Comptroller Peter Franchot became the first candidate to announce his candidacy and has reported more than $2 million in the bank. Along with his running mate, former Prince George’s County Council member Monique Anderson-Walker, the campaign has the most cash on hand with almost $3.3 million.

Campaign finance reports for the beginning of this year had to be submitted to the state Board of Elections by midnight Thursday, Jan. 20.

The winner will replace Republican Gov. Larry Hogan, whose second four-year term expires in January 2023.

Former Democratic National Committee Chair Tom Perez raised $2.7 million which includes more than $200,000 in donations from an exploratory committee. Perez has raised nearly $1.5 million cash on hand since officially launching his campaign in June.

Another Black candidate who exceeded the seven-figure mark, former U.S. Education Secretary John King Jr., raised $2.1 million between April 16 and Jan. 12. Along with $314,000 from his running mate, Michelle Siri, their campaign received $2.5 million.

And while King spent more than half on campaign staff, travel and other expenses, the campaign still has $1.2 million cash on hand.

Former nonprofit executive Jon Baron raised about $420,000 but he and his wife placed a $1.7 million loan toward the campaign. The loan remains what Baron has in the bank.

The remaining Democratic candidates who filed campaign finance reports include: 

  • Former Maryland Attorney General Doug Gansler, who ran for governor in 2014, had $428,000 from a previous account and raised $509,000 between Jan. 14, 2021 to Jan. 12 of this year. He now has $393,000 cash on hand.
  • Former Prince George’s County Executive Rushern L. Baker III and his running mate, Montgomery County Council member Nancy Navaro, count as the only team to use the state’s public financing system. The campaign cannot accept individual donations which exceed $250. It has raised nearly $129,000 and has $63,000 on hand.
  • Laura Neuman, who formed a campaign committee last month and officially announced her gubernatorial campaign last week, raised nearly $110,000. The former Anne Arundel County executive changed her political affiliation from Republican to Democratic in 2020. She also represents the only woman in the Democratic primary seeking the governor’s seat.
  • Ashwani Jain, a former official in the Obama Administration, raised more than $100,000 and has $43,500 in the bank. He has promoted his campaign as a volunteer unit.
  • Jerome Segal filed documents stating he doesn’t plan to raise or spend $1,000. He founded the former Bread and Roses Party.

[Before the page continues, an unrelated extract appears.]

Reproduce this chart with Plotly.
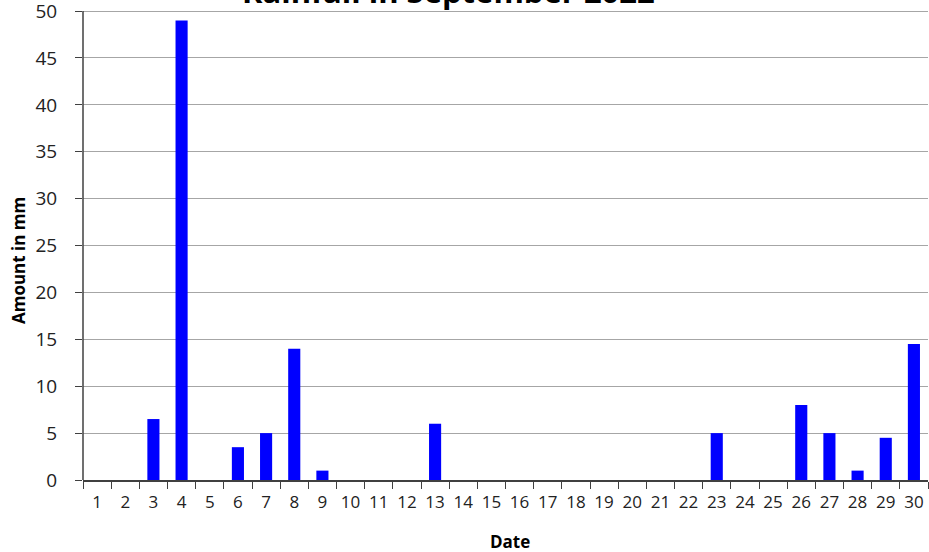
import plotly.graph_objects as go

dates = [str(d) for d in range(1, 31)]
rain_mm = [0, 0, 6.5, 49, 0, 3.5, 5, 14, 1, 0,
           0, 0, 6, 0, 0, 0, 0, 0, 0, 0,
           0, 0, 5, 0, 0, 8, 5, 1, 4.5, 14.5]
y_ticks = list(range(0, 51, 5))

title_text = "Rainfall in September 2022"
x_title = "Date"
y_title = "Amount in mm"

font_family = "Open Sans, Liberation Sans, sans-serif"

L, R, T, B = 83, 1, 8, 72
W, H = 929, 552
pw, ph = W - L - R, H - T - B
y_top = 50.33

fig = go.Figure(go.Bar(
    x=dates, y=rain_mm,
    marker=dict(color="#0000ff", line=dict(color="#0000cc", width=0)),
))

fig.update_layout(
    width=W, height=H,
    margin=dict(l=L, r=R, t=T, b=B, autoexpand=False),
    paper_bgcolor="white", plot_bgcolor="white",
    bargap=0.57,
    showlegend=False,
    font=dict(family=font_family, size=15, color="#222222"),
    shapes=[dict(
        type="line", xref="paper", yref="y", x0=0, x1=0, y0=0, y1=max(y_ticks),
        line=dict(color="#404040", width=1.5),
    )],
    annotations=[
        dict(
            text="<b>" + title_text + "</b>",
            xref="paper", yref="paper", x=(448 - L) / pw, y=1,
            xanchor="center", yanchor="middle", yshift=17, showarrow=False,
            font=dict(family=font_family, size=31, color="#000000"),
        ),
        dict(
            text="<b>" + y_title + "</b>", textangle=-90,
            xref="paper", yref="paper", x=0, y=(H - 261 - B) / ph,
            xanchor="center", yanchor="middle", xshift=18 - L, showarrow=False,
            font=dict(family=font_family, size=17, color="#000000"),
        ),
        dict(
            text="<b>" + x_title + "</b>",
            xref="paper", yref="paper", x=(510 - L) / pw, y=0,
            xanchor="center", yanchor="middle", yshift=-(541 - (H - B)), showarrow=False,
            font=dict(family=font_family, size=17, color="#000000"),
        ),
    ],
)

fig.update_xaxes(
    type="category", tickson="boundaries", ticks="outside", ticklen=7,
    tickcolor="#404040", showline=True, linecolor="#404040", linewidth=1.5,
    showgrid=False, automargin=False, ticklabelstandoff=6, tickangle=0,
    tickfont=dict(size=17),
)
fig.update_yaxes(
    range=[0, y_top], tickvals=y_ticks, ticks="outside", ticklen=7,
    tickcolor="#404040",
    showline=False,
    showgrid=True, gridcolor="#a6a6a6", gridwidth=1,
    tickfont=dict(size=19), zeroline=False, automargin=False,
    ticklabelstandoff=14, ticklabeloverflow="allow",
)

fig.write_html(
    "out.html",
    config={"displayModeBar": False},
    post_script="document.body.style.margin='0';document.body.style.overflow='hidden';",
)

Among the Republican candidates, former state Department of Labor Secretary Kelly Schulz raised nearly $1.5 million starting in April 2021. She currently has $1 million cash on hand.

“This amount raised will surpass any previous fundraising of a non-incumbent Republican in the governor’s race and puts us in a commanding financial position against any candidate that emerges from the Democratic primary,” said Allison Meyers, Shulz’s finance director, in a memo. 

“In the upcoming months, we will continue to aggressively fundraise and build a formidable campaign to win in November,” she said. 

Del. Daniel L. Cox, who represents portions of Carroll and Frederick counties and has been endorsed by former President Donald Trump, raised $393,000 with $271,000 cash on hand. Along with other state elected officials, Cox cannot fundraise during the 90-day legislative session in Annapolis which ends April 12. Cox’s running mate, attorney Gordana Schifanelli from Queen Anne’s County, has $7,500 in the bank.

Perennial candidate and former state Del. Robin Ficker, who emphasized his campaign to cut the state’s sales tax by 2 cents from the current 6 cents, placed a $1.1 million loan to the campaign. He still has $910,000 cash on hand.

As of Sunday, Jan. 23, a campaign finance report was not listed for Joe Werner of Baltimore County.

Early voting in the primary election begins June 16 until June 23 with Election Day scheduled for June. 28.

Because Maryland holds closed primaries, only registered Democrats and Republicans can vote except for nonpartisan offices such as school boards.

David Lashar, an information technology executive from Annapolis, will run for governor representing the Libertarian Party. His campaign finance report shows $7,900 in the bank.